2-. Surgirán dificultades en el camino, pero vayamos al encuentro de Él. También los Magos de Oriente tuvieron dificultades: su encuentro con Herodes les hizo ver la sospecha en la que podemos vivir los unos con los otros, la incapacidad para respetar la libertad, el deseo de quitar la alegría de la salvación del corazón de los hombres… Esas dificultades nos hacen detenernos en otras luces que nos desilusionan, que nos hacen perder la alegría, y optar por lo que parece ser una Cuaresma sin Pascua. Es necesario despertar a la alegría de la fe, a la alegría de un Amor que nunca se agota, a la alegría de la ternura de Dios.

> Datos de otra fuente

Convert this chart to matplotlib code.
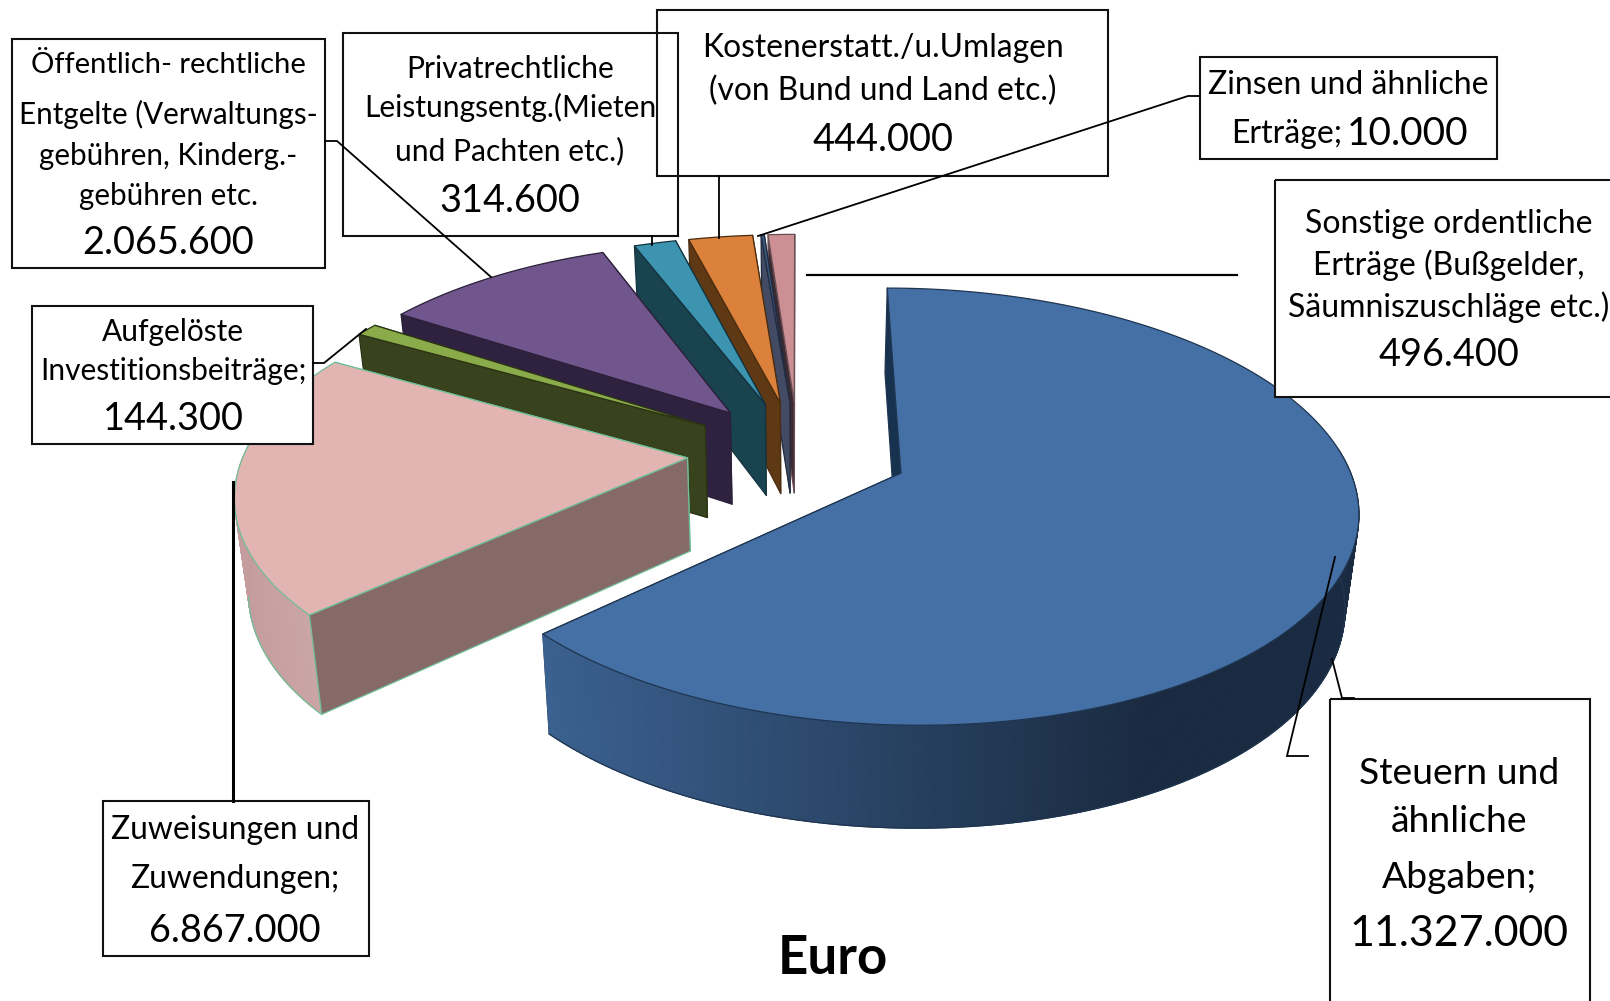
import numpy as np
import matplotlib
matplotlib.use("Agg")
import matplotlib.pyplot as plt
from matplotlib.patches import Polygon, Rectangle
from matplotlib.colors import to_rgb

# ---- data ----
categories = ["Steuern und ähnliche Abgaben", "Zuweisungen und Zuwendungen",
              "Aufgelöste Investitionsbeiträge", "Öffentlich-rechtliche Entgelte",
              "Privatrechtliche Leistungsentgelte", "Kostenerstattungen und Umlagen",
              "Zinsen und ähnliche Erträge", "Sonstige ordentliche Erträge"]
label_values = ["11.327.000", "6.867.000", "144.300", "2.065.600",
                "314.600", "444.000", "10.000", "496.400"]
# the drawn slices do not follow the labels: their spans are read off the picture (degrees)
drawn_degrees = [227.5, 72, 3.5, 36, 6.5, 9.9, 0.5, 4.1]
top_colors = ["#4470a5", "#e2b4b2", "#8aab4a", "#71568e", "#3d94b0", "#db813b", "#3e5a80", "#cc9094"]
wall_colors = ["#17324f", "#866a68", "#38421c", "#2f2240", "#1a4350", "#5f3814", "#434a63", "#3b2a30"]
edge_colors = ["#1f3550", "#6fbf98", "#2b3314", "#2a2038", "#14323d", "#4a2c10", "#222c40", "#6a5055"]

FONT = "Lato"
fig = plt.figure(figsize=(16.10, 10.01), dpi=100, facecolor="white")
ax = fig.add_axes([0, 0, 1, 1])
ax.set_xlim(0, 1610)
ax.set_ylim(1001, 0)
ax.axis("off")

# ---- perspective pie ----
cx, cy, a, b, k, explode = 798, 452, 443, 207, 0.151, 0.25


def project(X, Y, lower=False):
    X, Y = np.asarray(X, float), np.asarray(Y, float)
    p = 1 / (1 - k * Y)
    sx, sy = cx + a * X * p, cy + b * Y * p
    if lower:
        sx = cx + (sx - cx) * 0.975
        sy = sy + 93 + 9 * Y
    return np.column_stack([sx, sy])


def mix(c1, c2, t):
    c1, c2 = np.array(to_rgb(c1)), np.array(to_rgb(c2))
    return tuple(c1 + (c2 - c1) * np.clip(t, 0, 1))


starts = np.cumsum([0] + drawn_degrees[:-1])
for i in [7, 6, 5, 4, 3, 2, 1, 0]:
    t0, t1 = starts[i], starts[i] + drawn_degrees[i]
    mid = np.radians((t0 + t1) / 2)
    X0, Y0 = explode * np.sin(mid), -explode * np.cos(mid)
    th = np.radians(np.linspace(t0, t1, max(3, int(t1 - t0) * 2)))
    X, Y = X0 + np.sin(th), Y0 - np.cos(th)
    topP, lowP = project(X, Y), project(X, Y, True)
    ap, apl = project([X0], [Y0]), project([X0], [Y0], True)
    ec, lw = edge_colors[i], 0.9
    front = np.cos(th) < 0.12
    outline = np.where(np.sin(th) >= 0, np.cos(th) < 0.12, np.cos(th) < -0.2)

    def face(pts, fc):
        ax.add_patch(Polygon(pts, closed=True, fc=fc, ec=ec, lw=lw, joinstyle="round", zorder=1))

    # hidden cut face
    face(np.vstack([ap, topP[-1:], lowP[-1:], apl]), wall_colors[i])
    # rim (only the part turned towards the viewer), shaded along x
    for j in range(len(th) - 1):
        if not front[j]:
            continue
        if i == 0:
            c = mix("#3b6190", "#1a2b41", (topP[j, 0] - 545) / 600)
        else:
            c = mix("#c49c9d", "#cba6a6", (topP[j, 0] - 235) / 80)
        q = np.vstack([topP[j:j + 2], lowP[j:j + 2][::-1]])
        ax.add_patch(Polygon(q, closed=True, fc=c, ec=c, lw=0.8, zorder=1))
    if outline.any():
        ax.plot(lowP[outline, 0], lowP[outline, 1], color=ec, lw=lw, zorder=1)
    # visible cut face
    face(np.vstack([ap, topP[:1], lowP[:1], apl]), wall_colors[i])
    # top
    face(np.vstack([ap, topP]), top_colors[i])

# ---- boxes ----
boxes = [(12, 39, 325, 268), (343, 33, 678, 236), (657, 10, 1108, 176), (1200, 57, 1497, 159),
         (1275, 180, 1625, 397), (32, 306, 313, 444), (103, 801, 369, 956), (1330, 699, 1590, 1020)]
for x0, y0, x1, y1 in boxes:
    ax.add_patch(Rectangle((x0, y0), x1 - x0, y1 - y0, fc="white", ec="none", zorder=5))
for x0, y0, x1, y1 in boxes:
    ax.add_patch(Rectangle((x0, y0), x1 - x0, y1 - y0, fc="none", ec="#111111", lw=1.5, zorder=6))

# ---- leader lines ----
leaders = [([325, 337, 491], [141, 141, 277], 1.3), ([313, 324, 366], [363, 363, 329], 1.3),
           ([652, 652], [236, 245], 1.3), ([719, 719], [176, 238], 1.3),
           ([1200, 1188, 758], [96, 96, 236], 1.3), ([807, 1237], [275, 275], 1.6),
           ([233, 233], [482, 801], 2.2), ([1335, 1287, 1308], [557, 756, 756], 1.3),
           ([1332, 1342, 1354], [659, 698, 698], 1.3)]
for xs, ys, w in leaders:
    ax.plot(xs, ys, color="black", lw=w, zorder=7, solid_joinstyle="miter")

# ---- labels ----
VAL = 27.3
labels = [
    (168, [("Öffentlich- rechtliche", 63, 21), ("Entgelte (Verwaltungs-", 112, 21.3),
           ("gebühren, Kinderg.-", 154, 21.3), ("gebühren etc.", 194, 21.3), (label_values[3], 241, VAL)]),
    (510, [("Privatrechtliche", 67, 21.6), ("Leistungsentg.(Mieten", 105, 21.6),
           ("und Pachten etc.)", 149, 21.6), (label_values[4], 199, VAL)]),
    (883, [("Kostenerstatt./u.Umlagen", 46, 22.9), ("(von Bund und Land etc.)", 89, 22.9),
           (label_values[5], 138, VAL)]),
    (1348, [("Zinsen und ähnliche", 83, 23)]),
    (1449, [("Sonstige ordentliche", 222, 23), ("Erträge (Bußgelder,", 263, 23),
            ("Säumniszuschläge etc.)", 305, 23), (label_values[7], 353, VAL)]),
    (173, [("Aufgelöste", 330, 21.5), ("Investitionsbeiträge;", 369, 21.5), (label_values[2], 417, VAL)]),
    (235, [("Zuweisungen und", 828, 22.9), ("Zuwendungen;", 877, 22.9), (label_values[1], 929, VAL)]),
    (1459, [("Steuern und", 771, 26.8), ("ähnliche", 820, 26.8), ("Abgaben;", 875, 26.8), (label_values[0], 932, 30.9)]),
]
for x, lines in labels:
    for s, y, fs in lines:
        ax.text(x, y + 2, s, ha="center", va="center", fontsize=fs, family=FONT, color="black", zorder=8)
ax.text(1231, 134, "Erträge;", ha="left", va="center", fontsize=23, family=FONT, color="black", zorder=8)
ax.text(1468, 134, label_values[6], ha="right", va="center", fontsize=28, family=FONT, color="black", zorder=8)
ax.text(833, 958, "Euro", ha="center", va="center", fontsize=38, family=FONT, weight="bold", color="black", zorder=8)

fig.savefig("out.png", dpi=100)
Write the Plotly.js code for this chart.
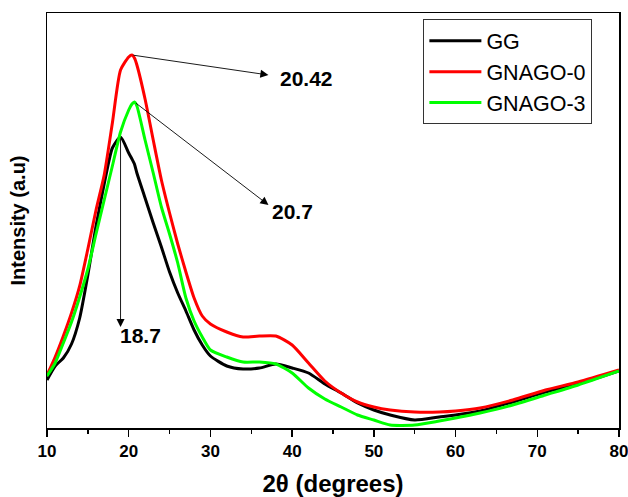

Los Magos siguieron los rastros de la Luz y llegaron a ser plenamente humanos cuando permitieron que Dios los viese y le pusieron a sus pies todo lo que tenían. Comprobaron ante Él que siempre se puede renovar la vida.
3-. El encuentro con el Señor muestra un antes y un después. Un antes de muerte: su camino los llevó a encontrarse con Herodes, que quería matar a Jesús. Y un después de vida que les hace volver por otro camino. En el encuentro con el Señor se llena nuestra vida de alegría que contagia todo lo que tenemos a nuestro alrededor. De ahí la necesidad de renovar el encuentro personal con Jesucristo o, mejor, de dejarnos encontrar por Él. Cuántas veces escucho: «Es que no lo encuentro». Y cuántas veces he dicho: «Déjate encontrar por Él». ¡Cuánto bien nos hace volver a Él cuando estamos perdidos! Los Magos de Oriente representan a tantos y tantos seres humanos que desconocen quiénes son de verdad y para qué están en este mundo. Fue su deseo profundo de Luz, de Verdad, de Vida, de encontrar un Camino, lo que los llevó a no detenerse y a seguir el dictado de su corazón, hasta que lo encontraron en Belén. Como decía el Papa Benedicto XVI, «se comienza a ser cristiano por el encuentro con un acontecimiento, con una Persona, que da un nuevo horizonte a la vida y, con ello, una orientación decisiva».